There is another option; the UNSC can refer an application to a Committee on Admission - a process used only once since 1952 in the case of Bangladesh in 1971/72. This provides a route for avoiding the negative fallout for the US and the region occasioned by a US veto, and buys a limited amount of time - probably up to 12 months - for real negotiations to get underway. The NY Times editorial of September 12th suggests that the Quartet (UN, US, EU, Russia) place a map on the table and essentially force both sides to negotiate the land-swaps, water rights and right of return that are at the centre of the final status agreements.  Given the circumstances, therefore, a Committee on Admission and a big-step up in the diplomatic pressure on both sides to achieve a settlement is probably the best of a number of bad options.
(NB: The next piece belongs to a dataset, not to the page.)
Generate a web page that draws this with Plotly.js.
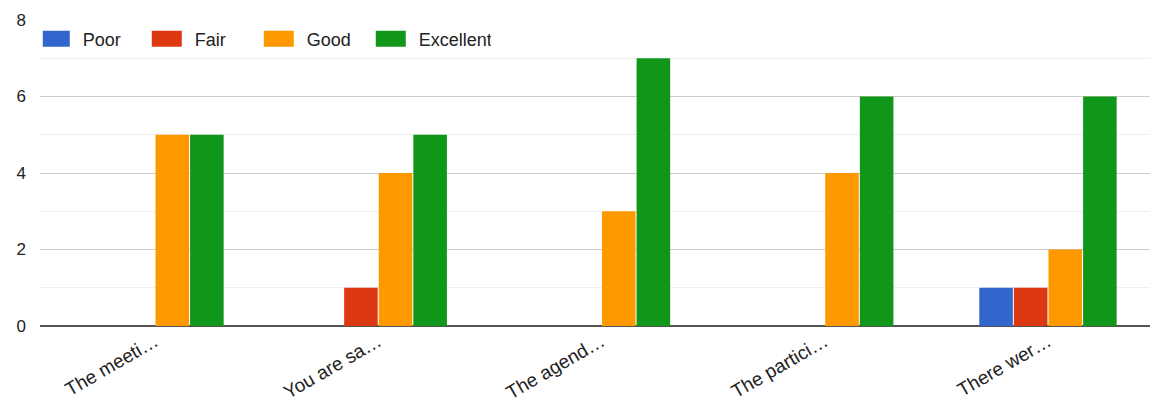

Ultimately, the niceties of international law are irrelevant if the Obama Administration has already decided to veto any resolution to allow Palestinian UN Membership. But given the above, if the US wants to veto, then they should be forced to do so alone, and the EU, and in particular Britain and France as fellow P5 members should not offer them any cover. If Palestine qualifies for Membership - and for the reasons outlined above, legally I think that it does - then let the UNSCR fail by 14-1-0 (United States).

*In fact, the Obama May 2011 speech was fair and balanced, and simply reflected the position that everyone else is working to - a two-state solution with agreed land swaps, and final status issues to be negotiated.